2 weeks ago, I started a post about how much better I had been feeling since I last wrote.
By God’s grace, I was keeping up with the house and meal planning and grocery shopping. I’d even figured out more efficient methods of doing those things than ever before, & I happily declared I would continue to use my new methods even when sickness is no longer part of my daily life.
The girls were enjoying bringing their sleeping bags onto the floor into my room in the afternoons while I napped. (They both have the gift of no longer needing naps after the age of 2 and a half, so they have “quiet time”.)
I could see their little relationship growing as they had to entertain each other more as I rested. They were so content to play, and help Mommy, and were finding fun in taking care of me.
Bron has been making dinner once or twice a week and discovered he is really good at making grain-free pizza crust! Ask him for the recipe sometime:)
I had made it to church 2 weeks in a row, and I didn’t feel destroyed with exhaustion for the rest of the day.
All these sweet things where God was bringing good out of trial. All the verses about God working all things together for good were on my heart, and I was thanking Him for using this trial for good in my life.
I’ve been feeling so sick again.
Fatigue and dizziness and nausea and migraines constantly. Joint pain. Anxiety and Insomnia.
Meal planning/housework? Girls pleasantly entertaining each other while I rest?? Not so much.
It seemed as if all the skills God was helping to build up in me, in dealing with sickness while caring for a family, were falling through my fingers! The crumbs on the floor I couldn’t get to, and the handprints on the windows growing in number each day; the puddles on the floor from potty training gone-wrong;[ (The last of which I had to clean up right away of course! the others would have to wait.)
But no, of course, this is where God wants me.
Leaning on Him each day, trusting Him for what it will bring, trusting Him for how much strength I’ll have, and to give wisdom for what to do and what to let go.
As I look back on last week as I start another, there was sweetness in the midst of the difficulty:
A friend from out of town is home for a couple weeks and we enjoyed a nice long visit.

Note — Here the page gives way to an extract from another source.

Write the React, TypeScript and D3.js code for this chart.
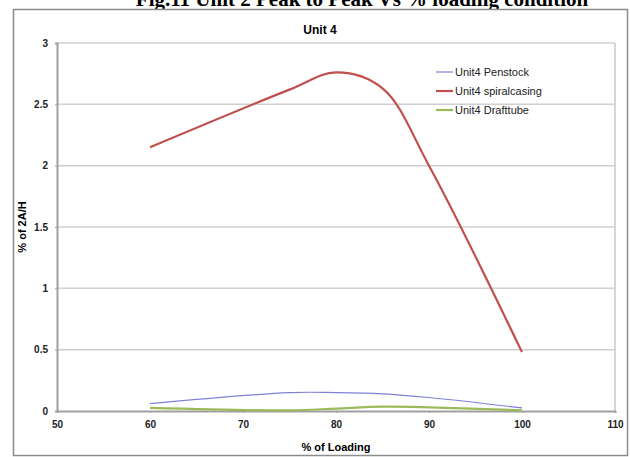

And time with her made me truly forget about how I was feeling.
Though I wasn’t able to be out in the warm weather all day blowing bubbles with my girls, (or reading in the sun while they played!) I was able to pop out for 15 minutes or so at a time.
And Bron has continued to shine as our dinner chef.
I was listening to an old Sovereign Grace album on the drive home from PreK. I was feeling discouraged and tired, and this song brought tears of joy to my eyes and fresh meaning to my situation: :https://sovereigngracemusic.bandcamp.com/track/before-the-cross
“My Savior’s sacrifice paid for all my sin,
So in my suffering, I look to the cross again.
No need, no want, no trial, no pain can compare to this:
The wrath of God, once meant for me was all spent on Him.”
The amazing truth of the Gospel brings beauty to all areas of my life, but most especially trials. No trial can compare to the fact that God has taken the pain of my sin upon Himself!! He loved me and gave Himself for Me!!
“In my darkest hour, [His] presence is my peace.
In my days of joy, [His] grace carries me. ”
“[His] finished work captures my gaze.”
& brings beauty, and peace and even joy, to my current situation. Thank you Jesus!